A different, and some will say overly simplistic, view was advanced by Robert Townsend in Up the Organization, originally published in 1970. He said, "How do you spot a leader? They come in all ages, shapes, sizes, and conditions. Some are poor administrators, some are not overly bright. One clue: since most people per se are mediocre, the true leader can be recognized because, somehow or other, his people consistently turn in superior performances." Where this seems to grate with many is not in the implication that leadership results from something within the person without suggesting how it got there-that is, inborn or developed-but in the pronouncement that "most people are per se mediocre." Townsend might better have referred to most people as "average" or, perhaps better yet, "ordinary." However, his statement does rightly suggest that effective leaders can arise from the ranks of ordinary, everyday people.
John Seaman Garnes, writing considerably earlier than Townsend, said, "Real leaders are ordinary people with extraordinary determinations." Moreover, Wendell Wilkie was quoted for saying, "Education is the mother of leadership."
Building on the foregoing, we might then suggest that effective leaders may well be ordinary people, but they are probably ordinary people with a mission or drive-that "extraordinary determination"-and they do not take leadership ability for granted but rather cultivate it through education.
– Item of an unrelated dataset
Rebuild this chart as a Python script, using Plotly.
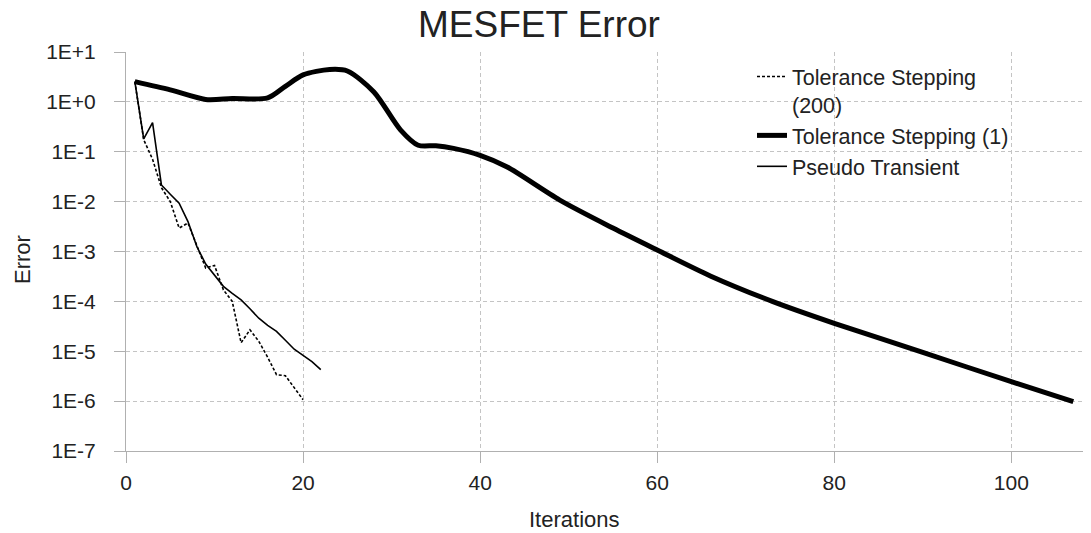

If the preceding paragraph perhaps describes the nature of true leadership, we can proceed to suggest that what remains for that leadership to be seen as appropriate and effective is a matter of focus. To once again quote Townsend, "True leadership must be for the benefit of the followers, not the enrichment of the leaders." We need not go too far out of the way to point out that recent years' behavior by numerous highly placed executives that the enrichment of the leaders has all too often been a top priority.
Many people express eagerness to attain leadership positions. Readily accepted are the inflated salaries and benefits packages and other perquisites of executive management, but not so readily accepted are the core responsibilities of leadership. Some in leadership positions will perhaps reject this contention, but recent history contradicts them. The failed executive who "bails out" with a multimillion-dollar severance package and the top manager who exercises multimillion-dollar stock options while the employees see their retirement investments shrivel to nothing have both abrogated the responsibilities of leadership.
Whether chief executive officer or first-line supervisor, effective leadership begins with acceptance of leadership's responsibilities. Regardless of the level of the leadership position under consideration, whether first-line supervisor or chief executive officer, many, perhaps most, of individuals ascending to leadership are focused more strongly on the rewards and perquisites of the position rather than the responsibilities.